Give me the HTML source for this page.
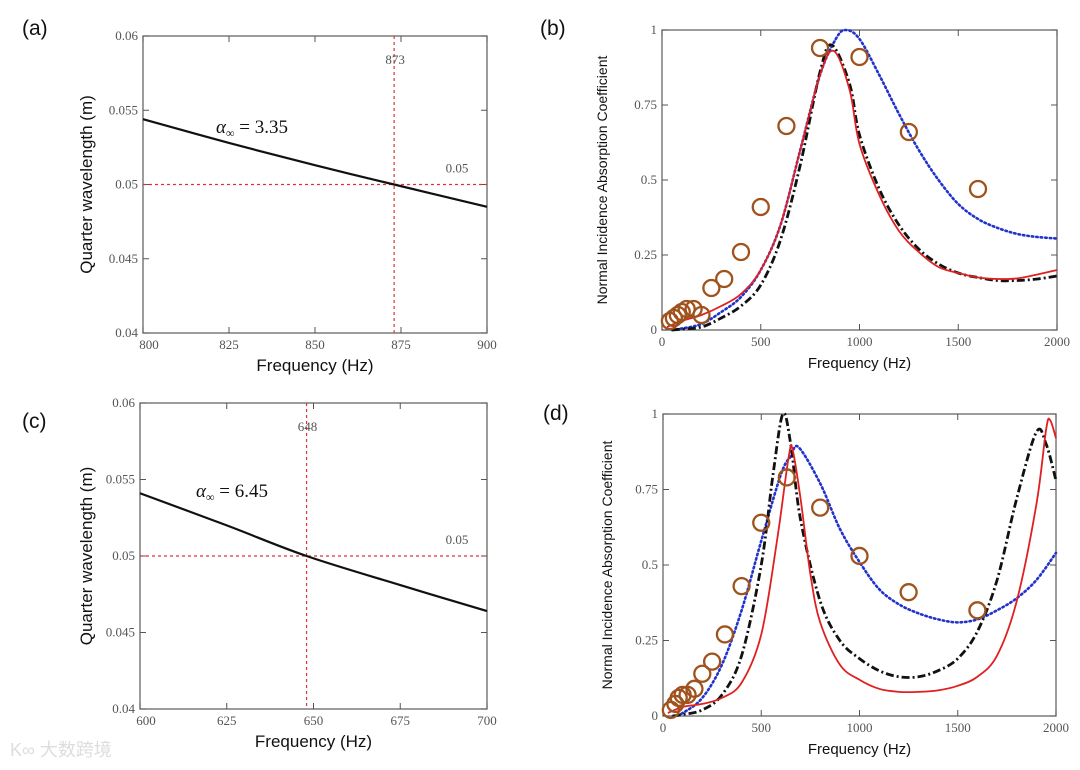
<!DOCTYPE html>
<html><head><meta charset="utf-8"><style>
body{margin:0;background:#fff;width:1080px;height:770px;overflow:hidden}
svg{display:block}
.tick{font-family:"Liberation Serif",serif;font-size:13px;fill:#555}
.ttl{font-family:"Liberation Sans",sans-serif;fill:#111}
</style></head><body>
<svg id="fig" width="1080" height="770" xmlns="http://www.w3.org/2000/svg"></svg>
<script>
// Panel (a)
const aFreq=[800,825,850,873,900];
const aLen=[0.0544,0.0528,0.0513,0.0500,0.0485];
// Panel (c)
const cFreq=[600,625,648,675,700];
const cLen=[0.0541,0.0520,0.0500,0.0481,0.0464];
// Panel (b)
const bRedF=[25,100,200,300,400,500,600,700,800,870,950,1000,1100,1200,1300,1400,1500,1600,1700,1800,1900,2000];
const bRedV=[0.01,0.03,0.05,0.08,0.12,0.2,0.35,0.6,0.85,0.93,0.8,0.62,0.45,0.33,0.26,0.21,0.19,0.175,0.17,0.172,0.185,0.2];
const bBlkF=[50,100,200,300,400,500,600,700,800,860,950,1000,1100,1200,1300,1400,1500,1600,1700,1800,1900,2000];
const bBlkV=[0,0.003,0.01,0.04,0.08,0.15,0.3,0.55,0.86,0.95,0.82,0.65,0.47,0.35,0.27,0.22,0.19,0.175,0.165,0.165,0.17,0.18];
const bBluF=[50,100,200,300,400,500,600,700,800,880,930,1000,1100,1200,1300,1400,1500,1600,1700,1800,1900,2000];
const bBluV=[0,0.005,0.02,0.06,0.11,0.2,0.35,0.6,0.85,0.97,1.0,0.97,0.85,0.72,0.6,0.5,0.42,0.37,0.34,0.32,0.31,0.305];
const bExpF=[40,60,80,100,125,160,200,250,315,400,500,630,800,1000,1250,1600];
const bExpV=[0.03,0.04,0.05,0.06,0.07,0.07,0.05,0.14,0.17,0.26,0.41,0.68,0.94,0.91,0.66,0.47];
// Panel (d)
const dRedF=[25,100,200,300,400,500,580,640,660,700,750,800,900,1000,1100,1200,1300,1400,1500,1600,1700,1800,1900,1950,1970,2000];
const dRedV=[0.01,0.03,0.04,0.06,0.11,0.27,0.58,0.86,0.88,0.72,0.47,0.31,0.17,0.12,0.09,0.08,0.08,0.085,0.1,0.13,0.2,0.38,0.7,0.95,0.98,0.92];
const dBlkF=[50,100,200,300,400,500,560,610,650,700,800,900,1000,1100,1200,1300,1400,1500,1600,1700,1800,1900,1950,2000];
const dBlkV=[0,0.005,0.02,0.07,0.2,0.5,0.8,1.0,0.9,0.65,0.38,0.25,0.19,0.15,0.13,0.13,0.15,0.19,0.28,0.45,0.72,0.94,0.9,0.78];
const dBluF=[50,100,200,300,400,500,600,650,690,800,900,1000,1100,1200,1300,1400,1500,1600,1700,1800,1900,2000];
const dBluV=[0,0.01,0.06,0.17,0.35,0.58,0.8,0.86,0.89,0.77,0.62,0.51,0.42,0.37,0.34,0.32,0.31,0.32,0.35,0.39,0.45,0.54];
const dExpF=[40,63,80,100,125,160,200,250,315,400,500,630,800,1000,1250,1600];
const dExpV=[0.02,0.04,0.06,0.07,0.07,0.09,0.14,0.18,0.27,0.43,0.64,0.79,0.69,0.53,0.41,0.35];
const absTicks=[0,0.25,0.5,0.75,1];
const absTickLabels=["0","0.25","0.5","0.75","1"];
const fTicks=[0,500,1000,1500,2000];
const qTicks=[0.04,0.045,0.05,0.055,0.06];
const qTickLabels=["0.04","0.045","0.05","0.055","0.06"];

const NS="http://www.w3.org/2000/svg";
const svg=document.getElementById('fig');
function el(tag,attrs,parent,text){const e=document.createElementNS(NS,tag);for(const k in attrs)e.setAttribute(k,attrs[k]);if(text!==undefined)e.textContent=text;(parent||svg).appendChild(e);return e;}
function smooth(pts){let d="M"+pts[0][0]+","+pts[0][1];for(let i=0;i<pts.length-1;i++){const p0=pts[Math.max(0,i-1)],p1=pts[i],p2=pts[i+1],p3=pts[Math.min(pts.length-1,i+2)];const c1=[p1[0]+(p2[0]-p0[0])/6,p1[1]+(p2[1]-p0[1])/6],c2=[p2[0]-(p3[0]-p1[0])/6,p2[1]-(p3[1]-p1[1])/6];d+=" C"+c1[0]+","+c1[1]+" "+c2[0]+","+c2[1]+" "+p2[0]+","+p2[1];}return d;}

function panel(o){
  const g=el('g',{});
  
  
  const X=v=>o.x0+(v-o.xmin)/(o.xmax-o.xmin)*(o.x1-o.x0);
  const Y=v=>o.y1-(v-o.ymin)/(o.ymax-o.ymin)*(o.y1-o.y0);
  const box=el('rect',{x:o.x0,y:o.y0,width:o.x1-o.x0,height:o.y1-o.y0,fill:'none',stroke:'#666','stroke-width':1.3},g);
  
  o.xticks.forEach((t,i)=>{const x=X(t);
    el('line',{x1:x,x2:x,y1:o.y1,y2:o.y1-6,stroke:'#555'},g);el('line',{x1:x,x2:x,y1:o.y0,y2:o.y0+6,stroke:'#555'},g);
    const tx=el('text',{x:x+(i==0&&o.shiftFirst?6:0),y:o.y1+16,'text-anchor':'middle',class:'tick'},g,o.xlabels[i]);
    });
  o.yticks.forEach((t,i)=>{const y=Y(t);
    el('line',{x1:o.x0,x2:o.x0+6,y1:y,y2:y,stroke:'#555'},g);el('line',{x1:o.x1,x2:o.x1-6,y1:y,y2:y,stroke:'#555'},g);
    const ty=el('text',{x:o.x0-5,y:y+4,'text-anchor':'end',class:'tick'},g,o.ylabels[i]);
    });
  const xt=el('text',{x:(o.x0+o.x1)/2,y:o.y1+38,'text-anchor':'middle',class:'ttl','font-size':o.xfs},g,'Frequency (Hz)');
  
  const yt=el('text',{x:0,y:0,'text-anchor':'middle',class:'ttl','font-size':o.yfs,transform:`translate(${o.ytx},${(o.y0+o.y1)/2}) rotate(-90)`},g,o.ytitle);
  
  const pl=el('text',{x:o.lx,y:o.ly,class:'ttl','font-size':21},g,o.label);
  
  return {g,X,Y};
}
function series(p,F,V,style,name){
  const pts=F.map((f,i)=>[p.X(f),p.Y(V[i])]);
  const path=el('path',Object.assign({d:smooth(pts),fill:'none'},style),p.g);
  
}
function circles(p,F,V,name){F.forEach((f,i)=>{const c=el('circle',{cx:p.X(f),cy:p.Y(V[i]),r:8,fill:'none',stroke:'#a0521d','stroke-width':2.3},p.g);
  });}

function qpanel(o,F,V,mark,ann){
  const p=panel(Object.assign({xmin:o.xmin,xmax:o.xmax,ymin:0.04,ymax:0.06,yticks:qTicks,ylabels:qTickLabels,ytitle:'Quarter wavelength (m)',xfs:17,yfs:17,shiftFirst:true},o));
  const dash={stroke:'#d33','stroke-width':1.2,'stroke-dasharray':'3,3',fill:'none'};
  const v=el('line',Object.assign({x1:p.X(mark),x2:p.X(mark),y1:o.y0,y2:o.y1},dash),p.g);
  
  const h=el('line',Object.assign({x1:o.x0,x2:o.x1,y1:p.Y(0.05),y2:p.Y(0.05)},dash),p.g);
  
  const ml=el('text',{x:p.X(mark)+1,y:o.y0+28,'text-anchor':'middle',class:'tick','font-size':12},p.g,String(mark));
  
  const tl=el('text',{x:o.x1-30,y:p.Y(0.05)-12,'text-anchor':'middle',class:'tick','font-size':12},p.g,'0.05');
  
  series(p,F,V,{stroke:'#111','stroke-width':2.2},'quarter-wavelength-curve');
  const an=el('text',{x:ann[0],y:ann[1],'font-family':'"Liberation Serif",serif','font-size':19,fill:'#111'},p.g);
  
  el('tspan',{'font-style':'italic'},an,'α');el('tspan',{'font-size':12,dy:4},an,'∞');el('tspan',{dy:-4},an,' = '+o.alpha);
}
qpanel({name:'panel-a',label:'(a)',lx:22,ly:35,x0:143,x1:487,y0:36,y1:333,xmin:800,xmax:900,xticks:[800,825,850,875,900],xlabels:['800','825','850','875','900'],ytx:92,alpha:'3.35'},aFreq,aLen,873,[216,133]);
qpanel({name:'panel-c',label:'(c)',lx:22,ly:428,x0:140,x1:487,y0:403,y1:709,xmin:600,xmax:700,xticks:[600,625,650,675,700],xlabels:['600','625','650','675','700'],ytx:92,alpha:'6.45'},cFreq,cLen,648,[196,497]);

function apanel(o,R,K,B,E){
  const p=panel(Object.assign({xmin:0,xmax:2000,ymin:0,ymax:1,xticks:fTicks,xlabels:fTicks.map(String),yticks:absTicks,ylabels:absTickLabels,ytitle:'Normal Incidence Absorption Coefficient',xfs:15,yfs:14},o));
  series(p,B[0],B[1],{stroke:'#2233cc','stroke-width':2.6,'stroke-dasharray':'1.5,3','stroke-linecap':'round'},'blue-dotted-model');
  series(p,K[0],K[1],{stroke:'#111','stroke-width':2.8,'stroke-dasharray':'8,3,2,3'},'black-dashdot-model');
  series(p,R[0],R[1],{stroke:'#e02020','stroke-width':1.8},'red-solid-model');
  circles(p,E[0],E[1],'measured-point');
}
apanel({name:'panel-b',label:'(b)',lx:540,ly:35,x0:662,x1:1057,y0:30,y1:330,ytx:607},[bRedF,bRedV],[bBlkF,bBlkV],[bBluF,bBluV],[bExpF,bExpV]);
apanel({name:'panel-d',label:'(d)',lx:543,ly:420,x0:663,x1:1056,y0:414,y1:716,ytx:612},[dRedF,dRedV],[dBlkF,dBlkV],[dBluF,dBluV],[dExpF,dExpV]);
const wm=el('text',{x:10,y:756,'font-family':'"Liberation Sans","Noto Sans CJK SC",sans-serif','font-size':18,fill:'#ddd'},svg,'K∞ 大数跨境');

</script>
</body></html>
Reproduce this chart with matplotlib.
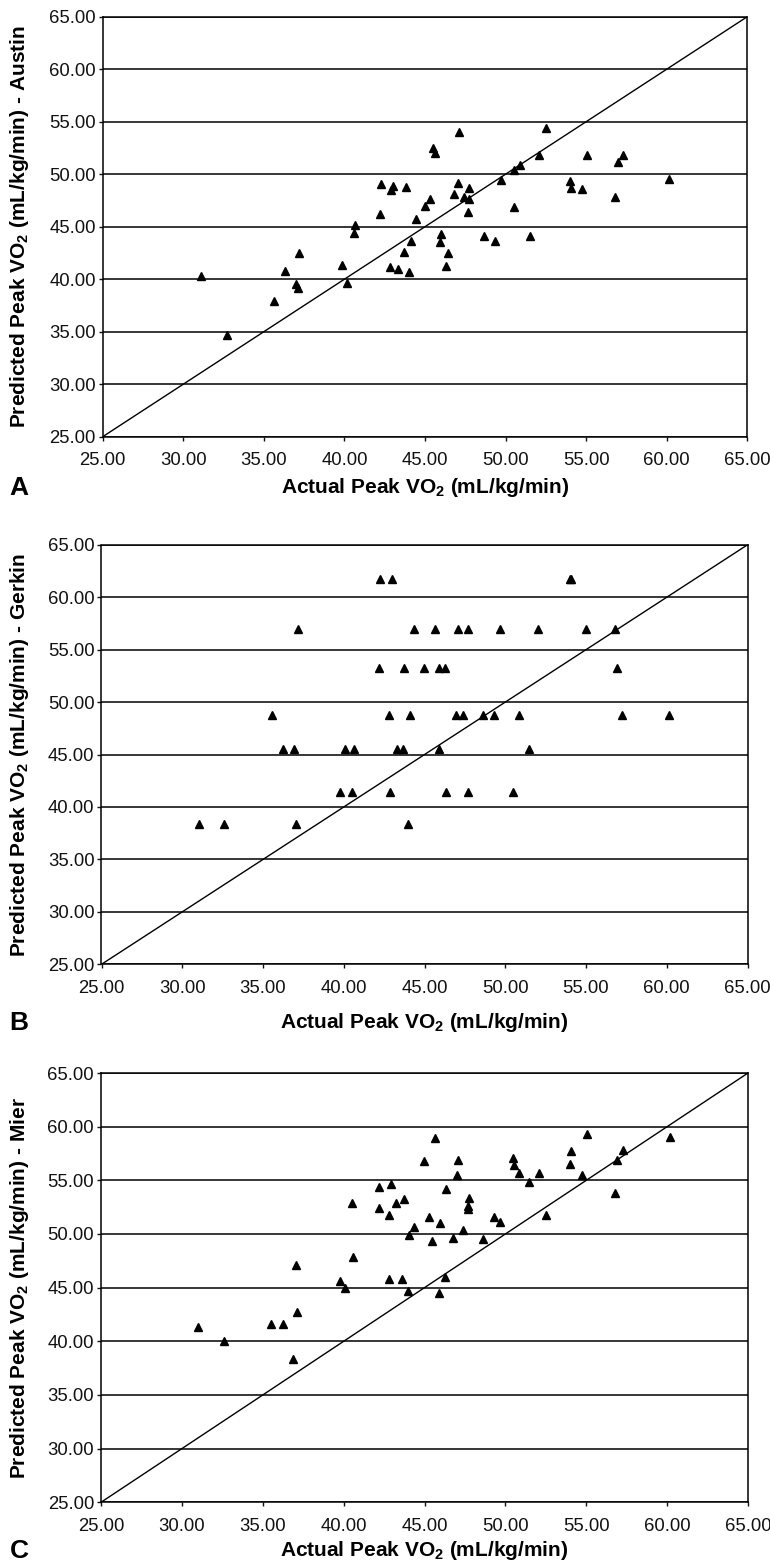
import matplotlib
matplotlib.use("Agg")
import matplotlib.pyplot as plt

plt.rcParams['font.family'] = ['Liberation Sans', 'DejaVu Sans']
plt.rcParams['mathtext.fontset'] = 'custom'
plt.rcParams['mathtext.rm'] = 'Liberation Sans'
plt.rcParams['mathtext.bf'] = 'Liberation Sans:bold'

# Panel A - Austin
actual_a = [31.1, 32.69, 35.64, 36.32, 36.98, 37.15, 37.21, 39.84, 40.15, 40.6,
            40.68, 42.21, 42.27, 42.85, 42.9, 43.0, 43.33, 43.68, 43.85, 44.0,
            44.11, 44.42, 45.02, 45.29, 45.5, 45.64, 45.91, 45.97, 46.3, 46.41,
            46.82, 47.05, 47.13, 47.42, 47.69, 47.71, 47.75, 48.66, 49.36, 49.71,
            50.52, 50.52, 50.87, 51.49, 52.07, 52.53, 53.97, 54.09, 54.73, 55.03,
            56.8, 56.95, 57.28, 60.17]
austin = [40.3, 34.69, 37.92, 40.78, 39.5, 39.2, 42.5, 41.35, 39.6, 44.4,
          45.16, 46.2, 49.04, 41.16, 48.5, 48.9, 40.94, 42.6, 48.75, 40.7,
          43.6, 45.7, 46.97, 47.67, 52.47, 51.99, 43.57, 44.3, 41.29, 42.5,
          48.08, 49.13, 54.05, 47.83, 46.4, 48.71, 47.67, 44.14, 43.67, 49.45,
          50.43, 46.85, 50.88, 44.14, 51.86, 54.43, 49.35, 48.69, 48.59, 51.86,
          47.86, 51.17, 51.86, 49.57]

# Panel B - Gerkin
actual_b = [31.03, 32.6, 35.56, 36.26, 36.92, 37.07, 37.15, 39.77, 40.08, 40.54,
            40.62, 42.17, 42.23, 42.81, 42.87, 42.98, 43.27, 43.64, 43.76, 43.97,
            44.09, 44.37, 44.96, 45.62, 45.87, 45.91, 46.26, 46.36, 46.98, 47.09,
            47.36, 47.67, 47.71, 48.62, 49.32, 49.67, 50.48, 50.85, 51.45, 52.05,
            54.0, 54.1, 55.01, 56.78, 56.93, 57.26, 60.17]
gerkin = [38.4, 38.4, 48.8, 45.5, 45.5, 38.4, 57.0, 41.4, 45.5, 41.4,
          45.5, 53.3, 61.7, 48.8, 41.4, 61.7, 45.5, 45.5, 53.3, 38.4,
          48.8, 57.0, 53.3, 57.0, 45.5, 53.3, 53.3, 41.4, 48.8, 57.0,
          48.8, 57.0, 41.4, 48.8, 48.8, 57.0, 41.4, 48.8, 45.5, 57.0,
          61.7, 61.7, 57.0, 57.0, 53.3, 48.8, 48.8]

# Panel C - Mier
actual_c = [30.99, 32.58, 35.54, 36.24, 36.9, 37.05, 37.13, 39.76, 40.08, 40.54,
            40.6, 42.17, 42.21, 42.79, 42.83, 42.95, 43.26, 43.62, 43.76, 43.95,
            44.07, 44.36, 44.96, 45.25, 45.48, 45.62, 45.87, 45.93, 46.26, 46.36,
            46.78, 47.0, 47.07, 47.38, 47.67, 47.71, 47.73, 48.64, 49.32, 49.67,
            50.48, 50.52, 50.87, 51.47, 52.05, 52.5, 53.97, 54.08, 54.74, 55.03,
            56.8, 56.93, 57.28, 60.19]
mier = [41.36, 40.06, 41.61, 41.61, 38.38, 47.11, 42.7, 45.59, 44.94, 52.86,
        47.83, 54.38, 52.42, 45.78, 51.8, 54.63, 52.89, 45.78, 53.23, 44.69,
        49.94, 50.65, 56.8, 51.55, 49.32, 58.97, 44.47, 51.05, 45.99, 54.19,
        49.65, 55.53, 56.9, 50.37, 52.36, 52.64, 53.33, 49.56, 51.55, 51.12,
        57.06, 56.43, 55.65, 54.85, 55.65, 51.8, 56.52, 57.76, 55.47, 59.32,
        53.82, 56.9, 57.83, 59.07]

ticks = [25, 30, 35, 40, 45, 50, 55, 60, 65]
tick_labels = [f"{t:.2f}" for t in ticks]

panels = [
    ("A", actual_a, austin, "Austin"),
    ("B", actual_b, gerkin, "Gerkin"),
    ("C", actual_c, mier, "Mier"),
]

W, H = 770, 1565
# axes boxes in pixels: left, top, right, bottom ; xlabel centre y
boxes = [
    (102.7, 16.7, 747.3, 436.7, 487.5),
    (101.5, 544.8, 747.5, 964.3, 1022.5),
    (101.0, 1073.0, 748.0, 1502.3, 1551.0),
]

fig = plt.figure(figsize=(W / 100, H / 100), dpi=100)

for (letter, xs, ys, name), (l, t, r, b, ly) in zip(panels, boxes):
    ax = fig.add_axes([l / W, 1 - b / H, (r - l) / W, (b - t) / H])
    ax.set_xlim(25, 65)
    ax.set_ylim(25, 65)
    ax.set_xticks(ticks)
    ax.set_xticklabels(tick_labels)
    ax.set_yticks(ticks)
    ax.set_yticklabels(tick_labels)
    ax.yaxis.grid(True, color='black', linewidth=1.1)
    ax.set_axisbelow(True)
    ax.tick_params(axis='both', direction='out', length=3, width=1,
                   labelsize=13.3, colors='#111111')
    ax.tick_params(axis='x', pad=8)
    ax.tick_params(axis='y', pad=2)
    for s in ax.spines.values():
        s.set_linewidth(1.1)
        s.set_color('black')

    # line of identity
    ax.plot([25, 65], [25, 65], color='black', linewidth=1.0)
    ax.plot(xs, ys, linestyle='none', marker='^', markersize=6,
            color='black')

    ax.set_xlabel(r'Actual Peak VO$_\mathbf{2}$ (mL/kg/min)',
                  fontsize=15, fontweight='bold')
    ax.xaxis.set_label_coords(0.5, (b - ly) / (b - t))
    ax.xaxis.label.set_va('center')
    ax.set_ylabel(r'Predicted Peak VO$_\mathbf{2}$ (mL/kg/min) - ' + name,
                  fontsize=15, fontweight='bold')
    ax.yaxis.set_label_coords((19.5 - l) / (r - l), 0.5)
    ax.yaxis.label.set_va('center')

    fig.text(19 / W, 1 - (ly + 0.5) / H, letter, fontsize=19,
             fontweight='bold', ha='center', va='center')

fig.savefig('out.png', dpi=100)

## Written request
Take the material above and output only the lines from the one that contains "Reproduce this chart with matplotlib." through the one that contains "47.86, 51.17, 51.86, 49.57]", ends included and images left out.

## Exercise response
Reproduce this chart with matplotlib.
import matplotlib
matplotlib.use("Agg")
import matplotlib.pyplot as plt

plt.rcParams['font.family'] = ['Liberation Sans', 'DejaVu Sans']
plt.rcParams['mathtext.fontset'] = 'custom'
plt.rcParams['mathtext.rm'] = 'Liberation Sans'
plt.rcParams['mathtext.bf'] = 'Liberation Sans:bold'

# Panel A - Austin
actual_a = [31.1, 32.69, 35.64, 36.32, 36.98, 37.15, 37.21, 39.84, 40.15, 40.6,
            40.68, 42.21, 42.27, 42.85, 42.9, 43.0, 43.33, 43.68, 43.85, 44.0,
            44.11, 44.42, 45.02, 45.29, 45.5, 45.64, 45.91, 45.97, 46.3, 46.41,
            46.82, 47.05, 47.13, 47.42, 47.69, 47.71, 47.75, 48.66, 49.36, 49.71,
            50.52, 50.52, 50.87, 51.49, 52.07, 52.53, 53.97, 54.09, 54.73, 55.03,
            56.8, 56.95, 57.28, 60.17]
austin = [40.3, 34.69, 37.92, 40.78, 39.5, 39.2, 42.5, 41.35, 39.6, 44.4,
          45.16, 46.2, 49.04, 41.16, 48.5, 48.9, 40.94, 42.6, 48.75, 40.7,
          43.6, 45.7, 46.97, 47.67, 52.47, 51.99, 43.57, 44.3, 41.29, 42.5,
          48.08, 49.13, 54.05, 47.83, 46.4, 48.71, 47.67, 44.14, 43.67, 49.45,
          50.43, 46.85, 50.88, 44.14, 51.86, 54.43, 49.35, 48.69, 48.59, 51.86,
          47.86, 51.17, 51.86, 49.57]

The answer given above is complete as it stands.